The Economist : La véritable menace des cryptomonnaies pour les banques traditionnelles
L'industrie des cryptomonnaies est en train de remplacer Wall Street dans sa position privilégiée au sein de la droite américaine.
L'industrie des cryptomonnaies est en train de remplacer Wall Street dans le camp conservateur américain.
Source : The Economist
Traduction : Chopper, Foresight News
« D'abord ils vous ignorent, ensuite ils se moquent de vous, puis ils vous attaquent, et finalement vous remportez la victoire. » Cette phrase est souvent attribuée à Gandhi, mais le leader du mouvement pour l'indépendance de l'Inde ne l'a jamais prononcée. Pourtant, cette maxime inventée est devenue un adage populaire dans l'industrie des cryptomonnaies. Les pionniers de la finance numérique ont longtemps subi l'arrogance, la moquerie et le mépris des élites de Wall Street, mais aujourd'hui, leur influence n'a jamais été aussi forte.

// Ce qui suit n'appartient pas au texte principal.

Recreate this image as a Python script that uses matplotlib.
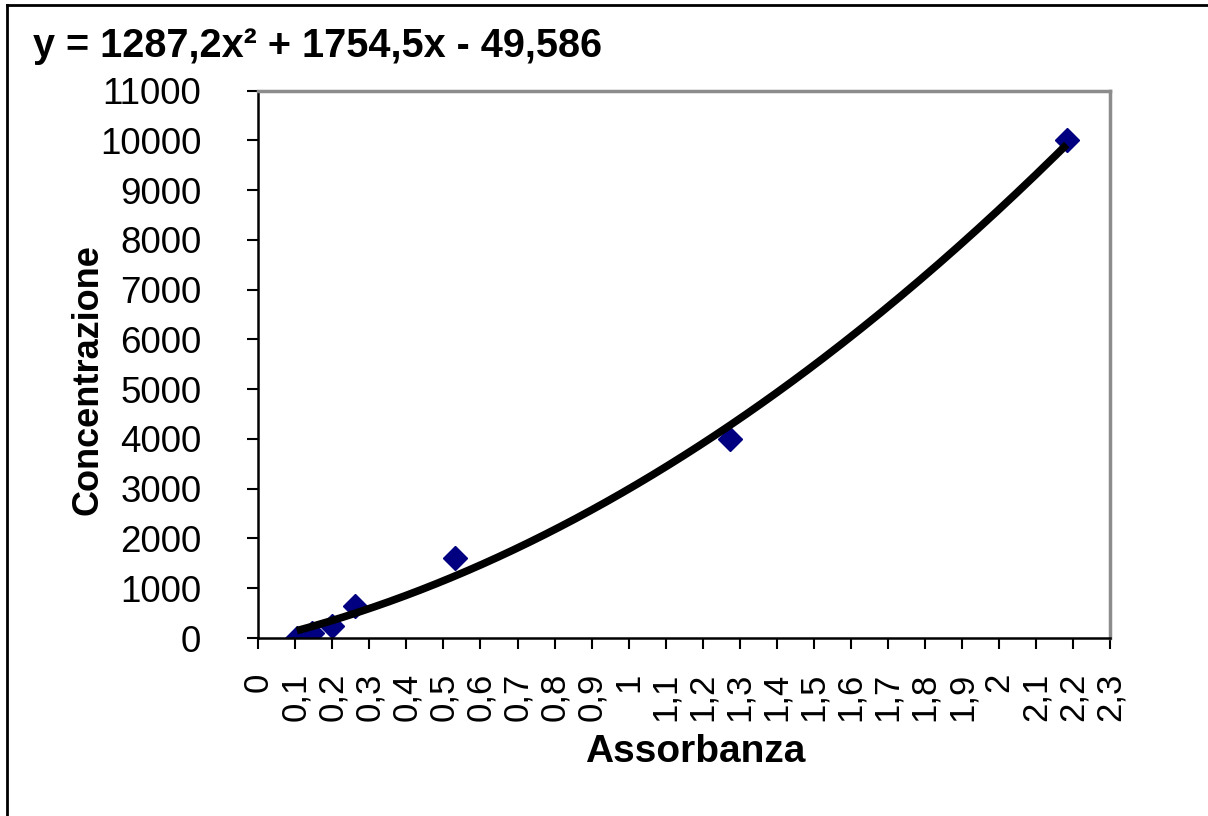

L'année passée a été fructueuse tant pour les banquiers que pour les acteurs des actifs numériques. Si l'industrie des cryptomonnaies a pu s'imposer, c'est en grande partie grâce à la loi GENIUS adoptée en juillet, qui a fourni une base légale claire pour le statut des stablecoins. Depuis l'élection de Donald Trump, le marché anticipe un assouplissement de la régulation, ce qui a entraîné une hausse de 35 % des actions bancaires. Même si certains banquiers ont d'autres raisons de ne pas apprécier Trump, rares sont ceux qui préfèrent la politique réglementaire de l'administration Joe Biden.
Néanmoins, les tensions entre les anciens et les nouveaux acteurs ne cessent de croître, et la menace posée par les cryptomonnaies est bien plus sérieuse que ce que beaucoup de banquiers avaient imaginé. Si les banques peuvent profiter d'une régulation plus souple, leur statut privilégié de « noblesse financière » au sein du camp républicain est désormais vacillant. Partager ce statut avec les nouveaux venus de l'industrie des cryptomonnaies représente une menace à long terme pour les banques traditionnelles.
La préoccupation la plus pressante des banquiers aujourd'hui concerne la régulation des stablecoins. La loi GENIUS interdit explicitement aux émetteurs de stablecoins de verser des intérêts aux acheteurs, une clause de compromis destinée à empêcher que les stablecoins ne détournent les dépôts bancaires et n'affaiblissent ainsi la capacité de prêt des banques. Cependant, le marché a vu émerger une méthode de contournement : des émetteurs de stablecoins comme Circle, qui émet USDC, partagent leurs revenus avec des plateformes d'échange comme Coinbase, lesquelles versent ensuite des « récompenses » aux utilisateurs qui achètent des stablecoins. Les banques traditionnelles exigent fermement que cette faille réglementaire soit comblée.

La question des intérêts n'est pas le seul point de discorde. Dans d'autres domaines, les cryptomonnaies tentent également de franchir les barrières d'entrée de la finance traditionnelle. En octobre de cette année, Christopher Waller, membre du conseil des gouverneurs de la Fed et candidat à la présidence de la Fed, a suggéré que davantage d'institutions pourraient accéder au système de paiement de la Fed, ce qui a inquiété les banquiers. Cependant, Waller est ensuite revenu sur ses propos, affirmant que les candidats à ce type de compte auprès de la Fed devraient toujours détenir une licence bancaire.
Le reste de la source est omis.